Learning rate: This controls how quickly the model updates its parameters. Too high, and you might overshoot optimal solutions; too low, and learning will be painfully slow. A typical range is between 3e-4 and 1e-3.
Discount factor (γ): The discount factor determines how much future rewards are considered. A value close to 1 (e.g., 0.99) means the agent cares about long-term rewards, while a smaller value focuses more on immediate rewards. In most cases, you’ll want to stick with 0.99 unless your task is very short-term.
Temperature parameter (α): This governs the trade-off between exploration and exploitation by adjusting how much randomness is allowed in the policy. If α is high, the agent will explore more, while a low α will lead to more exploitation. You can let SAC adjust this dynamically (auto-tuning), but starting with a default value of 0.2 often works well.”

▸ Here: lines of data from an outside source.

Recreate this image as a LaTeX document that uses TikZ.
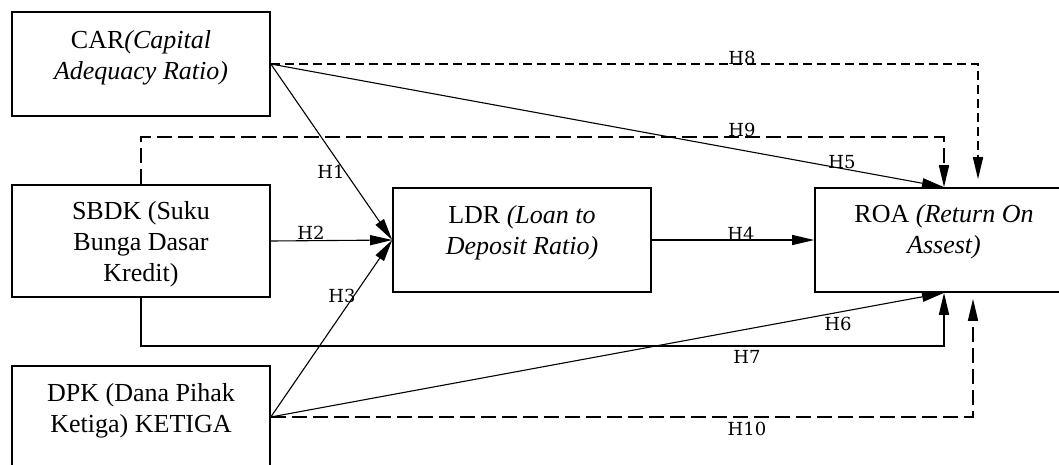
\documentclass[tikz,border=0pt]{standalone}
\usepackage{fontspec}
\setmainfont{Liberation Serif}
\newfontfamily\hfont{DejaVu Serif}
\usetikzlibrary{arrows.meta}
\tikzset{
	varbox/.style={draw, line width=1.6pt, minimum width=258pt, minimum height=104pt, inner sep=0pt},
	vartext/.style={anchor=north, align=center, inner sep=0pt, font=\fontsize{26}{31}\selectfont},
	hyp/.style={line width=1.1pt, -{Triangle[length=22pt,width=10pt]}},
	hypbold/.style={hyp, line width=1.5pt},
	hypdash/.style={hyp, line width=1.6pt, dash pattern=on 15pt off 6pt},
	hypdots/.style={hyp, line width=1.6pt, dash pattern=on 9pt off 5pt},
	hlab/.style={inner sep=0pt, font=\hfont\fontsize{18}{20}\selectfont},
}
\begin{document}
\begin{tikzpicture}[x=1pt,y=-1pt]
\useasboundingbox (0,0) rectangle (1059,464);
\clip (0,0) rectangle (1059,464);
% BOXES
\node[varbox] (car) at (141,64) {};
\node[varbox, minimum height=112pt] (sbdk) at (141,241) {};
\node[varbox, minimum height=102pt] (dpk) at (141,417) {};
\node[varbox] (ldr) at (522,240) {};
\node[varbox] (roa) at (944,240) {};
% TEXTS
\node[vartext] (cartxt) at (car.north) {\rule{0pt}{37pt}CAR\textit{(Capital}\\\textit{Adequacy Ratio)}};
\node[vartext] (sbdktxt) at (sbdk.north) {\rule{0pt}{35pt}SBDK (Suku\\Bunga Dasar\\Kredit)};
\node[vartext] (dpktxt) at (dpk.north) {\rule{0pt}{36pt}DPK (Dana Pihak\\Ketiga) KETIGA};
\node[vartext] (ldrtxt) at (ldr.north) {\rule{0pt}{36pt}LDR \textit{(Loan to}\\\textit{Deposit Ratio)}};
\node[vartext] (roatxt) at (roa.north) {\rule{0pt}{35pt}ROA \textit{(Return On}\\\textit{Assest)}};
% BENDS
\coordinate (h9bend) at (141,137);
\coordinate (h7bend) at (141,346);
\coordinate (h8end) at ([xshift=34pt,yshift=8pt]roa.north);
\coordinate (h10end) at ([xshift=29pt,yshift=-6pt]roa.south);
% SOLID ARROWS
\draw[hyp] (car.east) -- (ldr.west);
\draw[hyp] (sbdk.east) -- (ldr.west);
\draw[hyp] (dpk.east) -- (ldr.west);
\draw[hyp] (ldr.east) -- (roa.west);
\draw[hyp] (car.east) -- (roa.north);
\draw[hyp] (dpk.east) -- (roa.south);
\draw[hypbold] (sbdk.south) -- (h7bend) -| (roa.south);
% DASHED ARROWS
\draw[hypdots] (car.east) -| (h8end);
\draw[hypdash] (sbdk.north) -- (h9bend) -| (roa.north);
\draw[hypdash] (dpk.east) -| (h10end);
% LABELS
\node[hlab] (lh1) at (331,172) {H1};
\node[hlab] (lh2) at (311,233) {H2};
\node[hlab] (lh3) at (342,296) {H3};
\node[hlab] (lh4) at (741,234) {H4};
\node[hlab] (lh5) at (842,162) {H5};
\node[hlab] (lh6) at (838,324) {H6};
\node[hlab] (lh7) at (747,357) {H7};
\node[hlab] (lh8) at (742,58) {H8};
\node[hlab] (lh9) at (742,130) {H9};
\node[hlab] (lh10) at (747,429) {H10};
\end{tikzpicture}
\end{document}
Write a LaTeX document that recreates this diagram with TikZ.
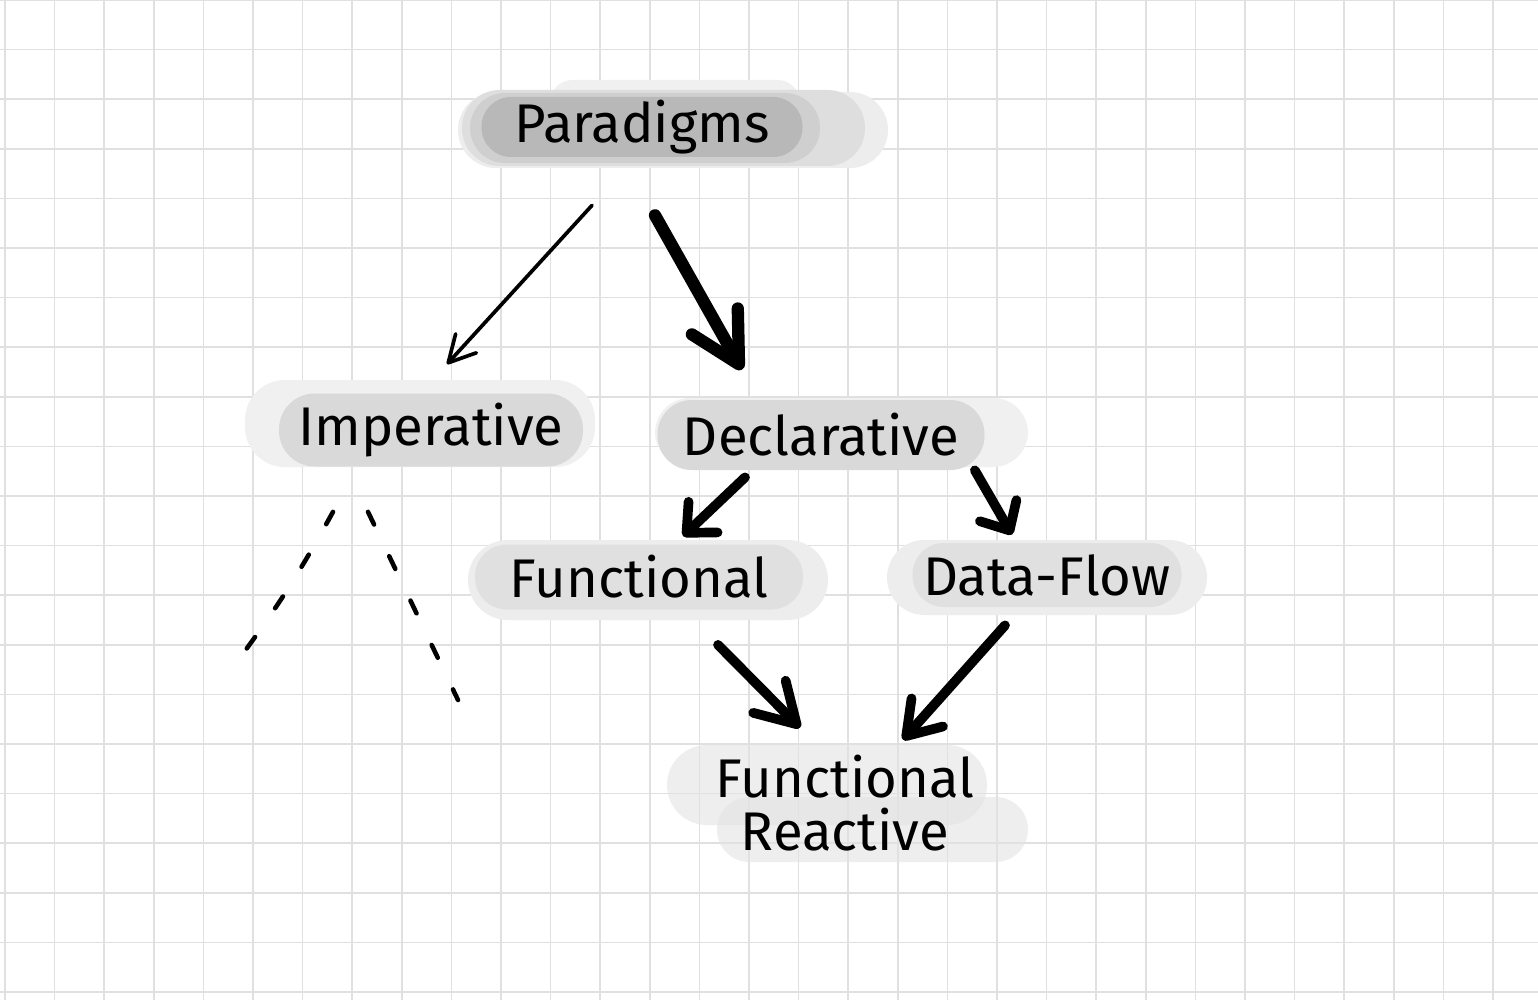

Remember, hyperparameter tuning is often a game of trial and error. But a good starting point can save you a lot of headaches.

Training Tips:

Training SAC isn’t always straightforward, so here are some best practices I’ve found helpful:

Use a replay buffer: Since SAC is off-policy, it benefits greatly from a replay buffer that stores past experiences. This allows the agent to learn from a more diverse set of experiences, rather than just the most recent ones. Make sure your buffer is large enough (e.g., 1 million samples) to give the agent plenty of training material.
Don’t overfit: One of the dangers in reinforcement learning is overfitting to the environment. SAC’s stochastic nature helps combat this, but you should still keep an eye on it. If your agent performs too well in the training environment but fails in other scenarios, it’s likely overfitting.
Tune the batch size: SAC is sensitive to the size of the batches used for training. Typically, a batch size of 256 or 512 works well, but you may need to experiment depending on your hardware.
Monitor entropy: Remember that SAC uses entropy to encourage exploration. If the entropy is dropping too fast, it means the agent is becoming too deterministic. You can either reduce the learning rate or adjust the temperature parameter to fix this.
Handle large action spaces carefully: If your environment has a very large or high-dimensional action space (like controlling many joints in a robot), you’ll need to increase the model’s capacity. This could mean using deeper neural networks or larger batch sizes to ensure the agent learns efficiently.

Conclusion:

We’ve come a long way in this blog, haven’t we? From understanding the foundational concepts of reinforcement learning to implementing the Soft Actor-Critic (SAC) algorithm in Python, you now have the tools to not only understand but also apply SAC to real-world problems. SAC’s unique combination of stochastic policies, entropy maximization, and off-policy learning make it a powerful tool for tasks with continuous action spaces, whether it’s for robotic control or simulating complex environments.

If there’s one thing I want you to take away, it’s this: SAC’s strength lies in its ability to balance exploration and exploitation, making it adaptable and stable even in highly complex environments. As you implement SAC in your projects, keep experimenting, fine-tuning, and exploring—it’s what SAC does best, after all!

Now it’s your turn. Try SAC in your next project and see how it transforms your agent’s learning journey. You’ll be surprised by the results.